Tycoon Karim Hirji entangled in multi-million-dollar property fight with children of his late widow

Tycoon Karim Hirji is entangled in a property row with the children of his late wife Ziba Nanyonga, who was popularly known as Charm.

The children have petitioned Parliament Speaker Rebecca Kadaga alleging that Attorney General William Byaruhanga and lawyer Masembe Kanyerezi of MMAKS Advocates colluded with Karim Hirji to fraudulently grab properties that belonged to their late mother hence denying them inheritance.

Ziba succumbed to cancer at the Cromwell Hospital in London in February 2004. Karim named the iconic building Charm Towers in Kampala’s central business district after her when he acquired it. The building used to house the headquarters of the defunct Uganda Commercial Bank.

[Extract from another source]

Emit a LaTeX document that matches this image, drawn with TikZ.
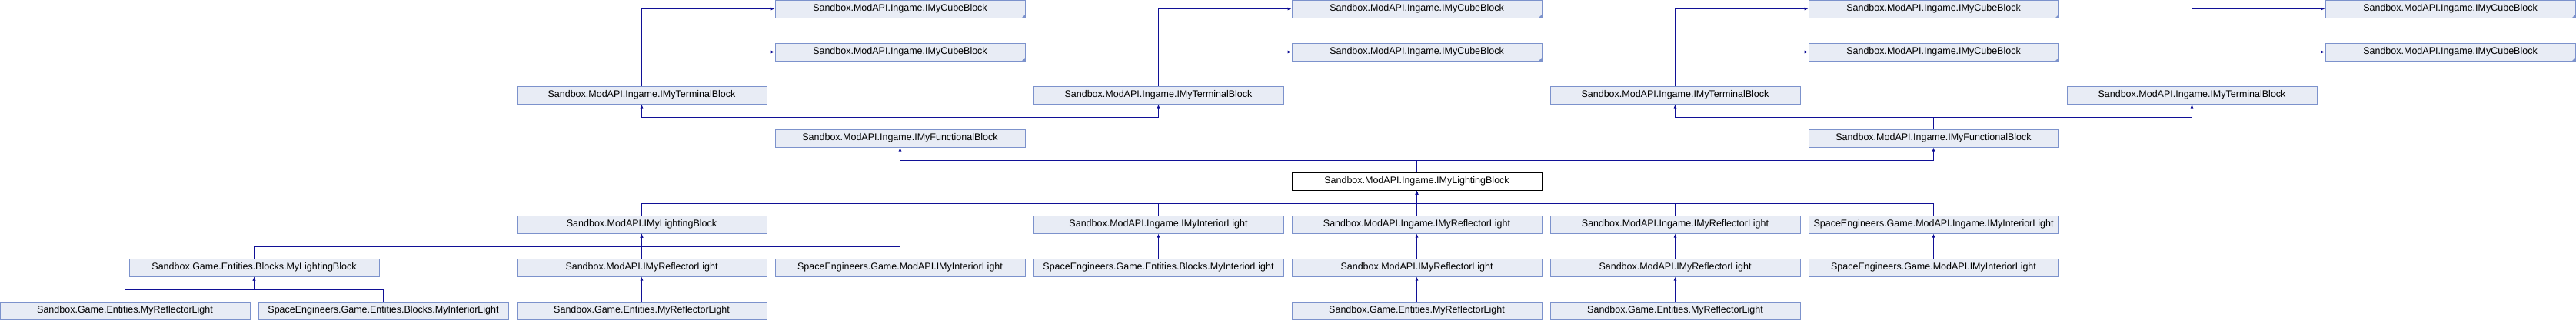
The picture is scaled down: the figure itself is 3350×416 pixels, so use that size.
\documentclass[tikz,border=0pt]{standalone}
\usepackage{fontspec}
\setmainfont{Liberation Sans}
\usetikzlibrary{arrows.meta,calc}
\definecolor{boxfill}{RGB}{232,236,245}
\definecolor{boxline}{RGB}{124,146,204}
\definecolor{edgecol}{RGB}{16,16,150}
\tikzset{
  cls/.style={draw=boxline, fill=boxfill, line width=1pt, minimum width=325pt, minimum height=23pt,
    inner sep=0pt, font=\fontsize{12.5}{14}\selectfont},
  mainbox/.style={cls, draw=black, fill=white},
  edge/.style={draw=edgecol, line width=1pt, -{Latex[length=5pt,width=4pt]}},
  bus/.style={draw=edgecol, line width=1pt}
}
\begin{document}
\begin{tikzpicture}[x=1pt,y=-1pt]
\useasboundingbox (0,0) rectangle (3350,416);
% row 0 and 1: cube blocks
\node[cls] (c3a) at (1170.5,11.5) {Sandbox.ModAPI.Ingame.IMyCubeBlock};
\node[cls] (c5a) at (1842.5,11.5) {Sandbox.ModAPI.Ingame.IMyCubeBlock};
\node[cls] (c7a) at (2514.5,11.5) {Sandbox.ModAPI.Ingame.IMyCubeBlock};
\node[cls] (c9a) at (3186.5,11.5) {Sandbox.ModAPI.Ingame.IMyCubeBlock};
\node[cls] (c3b) at (1170.5,67.5) {Sandbox.ModAPI.Ingame.IMyCubeBlock};
\node[cls] (c5b) at (1842.5,67.5) {Sandbox.ModAPI.Ingame.IMyCubeBlock};
\node[cls] (c7b) at (2514.5,67.5) {Sandbox.ModAPI.Ingame.IMyCubeBlock};
\node[cls] (c9b) at (3186.5,67.5) {Sandbox.ModAPI.Ingame.IMyCubeBlock};
\foreach \n in {c3a,c5a,c7a,c9a,c3b,c5b,c7b,c9b}
  \fill[boxline] (\n.south east) -- ++(-5,0) -- ++(5,-5) -- cycle;
% row 2: terminal blocks
\node[cls] (t2) at (834.5,123.5) {Sandbox.ModAPI.Ingame.IMyTerminalBlock};
\node[cls] (t4) at (1506.5,123.5) {Sandbox.ModAPI.Ingame.IMyTerminalBlock};
\node[cls] (t6) at (2178.5,123.5) {Sandbox.ModAPI.Ingame.IMyTerminalBlock};
\node[cls] (t8) at (2850.5,123.5) {Sandbox.ModAPI.Ingame.IMyTerminalBlock};
% row 3: functional blocks
\node[cls] (f3) at (1170.5,179.5) {Sandbox.ModAPI.Ingame.IMyFunctionalBlock};
\node[cls] (f7) at (2514.5,179.5) {Sandbox.ModAPI.Ingame.IMyFunctionalBlock};
% row 4: main
\node[mainbox] (main) at (1842.5,235.5) {Sandbox.ModAPI.Ingame.IMyLightingBlock};
% row 5
\node[cls] (m2) at (834.5,291.5) {Sandbox.ModAPI.IMyLightingBlock};
\node[cls] (ii4) at (1506.5,291.5) {Sandbox.ModAPI.Ingame.IMyInteriorLight};
\node[cls] (ir5) at (1842.5,291.5) {Sandbox.ModAPI.Ingame.IMyReflectorLight};
\node[cls] (ir6) at (2178.5,291.5) {Sandbox.ModAPI.Ingame.IMyReflectorLight};
\node[cls] (sei7) at (2514.5,291.5) {SpaceEngineers.Game.ModAPI.Ingame.IMyInteriorLight};
% row 6
\node[cls] (lb) at (330.5,347.5) {Sandbox.Game.Entities.Blocks.MyLightingBlock};
\node[cls] (r2) at (834.5,347.5) {Sandbox.ModAPI.IMyReflectorLight};
\node[cls] (se3) at (1170.5,347.5) {SpaceEngineers.Game.ModAPI.IMyInteriorLight};
\node[cls] (sb4) at (1506.5,347.5) {SpaceEngineers.Game.Entities.Blocks.MyInteriorLight};
\node[cls] (r5) at (1842.5,347.5) {Sandbox.ModAPI.IMyReflectorLight};
\node[cls] (r6) at (2178.5,347.5) {Sandbox.ModAPI.IMyReflectorLight};
\node[cls] (se7) at (2514.5,347.5) {SpaceEngineers.Game.ModAPI.IMyInteriorLight};
% row 7
\node[cls] (g0) at (162.5,403.5) {Sandbox.Game.Entities.MyReflectorLight};
\node[cls] (gi1) at (498.5,403.5) {SpaceEngineers.Game.Entities.Blocks.MyInteriorLight};
\node[cls] (g2) at (834.5,403.5) {Sandbox.Game.Entities.MyReflectorLight};
\node[cls] (g5) at (1842.5,403.5) {Sandbox.Game.Entities.MyReflectorLight};
\node[cls] (g6) at (2178.5,403.5) {Sandbox.Game.Entities.MyReflectorLight};
% bus levels
\coordinate (b2) at (0,152);
\coordinate (b3) at (0,208);
\coordinate (b4) at (0,264);
\coordinate (b5) at (0,320);
\coordinate (b6) at (0,376);
% edges: terminal -> cube
\foreach \t/\c in {t2/c3,t4/c5,t6/c7,t8/c9}{
  \draw[edge] (\t.north) |- (\c a.west);
  \draw[edge] (\t.north) |- (\c b.west);
}
% functional -> terminal
\foreach \f/\t in {f3/t2,f3/t4,f7/t6,f7/t8}
  \draw[edge] (\f.north) -- (\f.north |- b2) -| (\t.south);
% main -> functional
\foreach \t in {f3,f7}
  \draw[edge] (main.north) -- (main.north |- b3) -| (\t.south);
% row 5 -> main
\foreach \c in {m2,ii4,sei7,ir6}
  \draw[edge] (\c.north) -- (\c.north |- b4) -| (main.south);
\draw[edge] (ir5.north) -- (main.south);
% row 6 -> row 5
\foreach \c in {lb,se3}
  \draw[edge] (\c.north) -- (\c.north |- b5) -| (m2.south);
\draw[edge] (r2.north) -- (m2.south);
\draw[edge] (sb4.north) -- (ii4.south);
\draw[edge] (r5.north) -- (ir5.south);
\draw[edge] (r6.north) -- (ir6.south);
\draw[edge] (se7.north) -- (sei7.south);
% row 7 -> row 6
\foreach \c in {g0,gi1}
  \draw[edge] (\c.north) -- (\c.north |- b6) -| (lb.south);
\draw[edge] (g2.north) -- (r2.south);
\draw[edge] (g5.north) -- (r5.south);
\draw[edge] (g6.north) -- (r6.south);
\end{tikzpicture}
\end{document}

The children, Linda Birungi, Anita Birungi and Ronnie Birungi, state that at the time of getting married to Karim Hirji, their mother already had older children who were left with nothing upon her death thanks to a “fraudulent will” and only the three children she sired with Karim benefitted from her demise.

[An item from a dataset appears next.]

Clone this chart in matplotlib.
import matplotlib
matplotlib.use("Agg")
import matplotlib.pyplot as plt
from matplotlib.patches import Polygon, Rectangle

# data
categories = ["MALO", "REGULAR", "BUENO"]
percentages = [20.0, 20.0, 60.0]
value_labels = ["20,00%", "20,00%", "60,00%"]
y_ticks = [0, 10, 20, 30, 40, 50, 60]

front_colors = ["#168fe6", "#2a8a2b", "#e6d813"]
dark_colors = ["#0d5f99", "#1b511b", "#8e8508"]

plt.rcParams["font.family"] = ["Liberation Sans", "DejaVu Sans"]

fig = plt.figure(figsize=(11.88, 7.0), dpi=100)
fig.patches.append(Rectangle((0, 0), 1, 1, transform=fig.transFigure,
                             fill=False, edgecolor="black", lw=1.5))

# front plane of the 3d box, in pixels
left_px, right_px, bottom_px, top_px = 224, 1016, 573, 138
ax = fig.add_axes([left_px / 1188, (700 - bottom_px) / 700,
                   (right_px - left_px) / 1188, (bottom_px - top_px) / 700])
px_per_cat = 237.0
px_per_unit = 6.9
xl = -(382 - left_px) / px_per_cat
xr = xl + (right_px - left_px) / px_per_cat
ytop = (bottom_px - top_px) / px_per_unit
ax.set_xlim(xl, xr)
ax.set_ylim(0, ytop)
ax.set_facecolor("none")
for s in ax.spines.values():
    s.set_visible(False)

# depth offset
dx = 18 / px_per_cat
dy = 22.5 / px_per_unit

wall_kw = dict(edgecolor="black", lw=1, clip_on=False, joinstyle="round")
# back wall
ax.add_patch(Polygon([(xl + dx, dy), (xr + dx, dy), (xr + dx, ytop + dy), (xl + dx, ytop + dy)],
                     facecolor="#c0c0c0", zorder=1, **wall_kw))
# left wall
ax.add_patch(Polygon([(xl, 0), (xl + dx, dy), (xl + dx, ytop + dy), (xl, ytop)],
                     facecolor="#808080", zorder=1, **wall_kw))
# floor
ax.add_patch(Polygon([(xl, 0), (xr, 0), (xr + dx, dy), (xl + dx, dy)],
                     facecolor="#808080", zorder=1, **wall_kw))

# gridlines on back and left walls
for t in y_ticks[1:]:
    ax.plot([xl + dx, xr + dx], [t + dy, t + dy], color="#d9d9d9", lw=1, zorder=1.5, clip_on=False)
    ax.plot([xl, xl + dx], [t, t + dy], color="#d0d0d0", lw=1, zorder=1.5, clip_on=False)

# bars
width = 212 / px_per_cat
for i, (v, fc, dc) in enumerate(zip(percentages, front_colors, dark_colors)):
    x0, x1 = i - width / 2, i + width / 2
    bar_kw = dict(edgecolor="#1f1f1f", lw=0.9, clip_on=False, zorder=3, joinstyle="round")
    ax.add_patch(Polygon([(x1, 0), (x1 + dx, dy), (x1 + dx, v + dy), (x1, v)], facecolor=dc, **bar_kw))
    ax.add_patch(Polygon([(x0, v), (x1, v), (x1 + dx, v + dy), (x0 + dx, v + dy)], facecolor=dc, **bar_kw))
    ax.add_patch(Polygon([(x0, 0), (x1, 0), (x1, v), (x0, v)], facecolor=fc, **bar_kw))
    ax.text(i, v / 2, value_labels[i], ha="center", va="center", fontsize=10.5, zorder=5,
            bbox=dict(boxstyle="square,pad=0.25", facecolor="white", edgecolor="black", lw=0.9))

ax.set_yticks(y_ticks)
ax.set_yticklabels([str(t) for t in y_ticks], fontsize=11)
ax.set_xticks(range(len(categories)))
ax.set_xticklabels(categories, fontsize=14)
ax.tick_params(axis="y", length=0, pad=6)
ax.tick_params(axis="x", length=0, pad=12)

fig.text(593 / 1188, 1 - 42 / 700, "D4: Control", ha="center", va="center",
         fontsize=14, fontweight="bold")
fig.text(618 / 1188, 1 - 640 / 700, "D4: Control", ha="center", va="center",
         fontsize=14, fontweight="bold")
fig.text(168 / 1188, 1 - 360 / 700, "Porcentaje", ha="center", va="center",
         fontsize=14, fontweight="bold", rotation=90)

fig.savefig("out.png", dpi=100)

Attorney General William Byaruhanga

“The attorney general is behind this fraud, how could they change her will just a week before her death. We are asking the speaker to fight for us so that we get what belongs to us,” the children said in their petition to Kadaga.

The estate in dispute includes three properties in London, a life insurance policy worth 3M pounds, two houses in Bugolobi, two properties in Kololo, two shopping arcades in Kampala, two properties on Mawanda Road and others in Nansana and Gayaza.

They are further also accused of taking all deposits estimated at $10m on Ziba Hirji’s current and fixed deposit bank accounts in Barclays Bank now Absa Bank, ICBC Bank in UK and the defunct Imperial Investment Bank that belonged to Hirji and Allied Bank. They want Kadaga to compel Bank of Uganda to investigate the money on these bank accounts.

Anita Birungi, one of the children.

Byaruhanga is alleged to have travelled to London during Charm’s hospitalisation and obtained her signature which they used to sell off her properties in London and grab deposits on her London bank accounts.

“Parliament should help investigate our mum’s property that was transferred five days to her death. Mum was in coma and couldn’t understand what was happening. She had started taking strong medicine that impaired her judgement four months before her death,” the children say.

The children have filed a case in the Family Division of the High Court but they say it has not been very helpful so they want Parliament to intervene.

“We even went to the Bamugemereire Commision (on land) but we didn’t get much help,” the children say.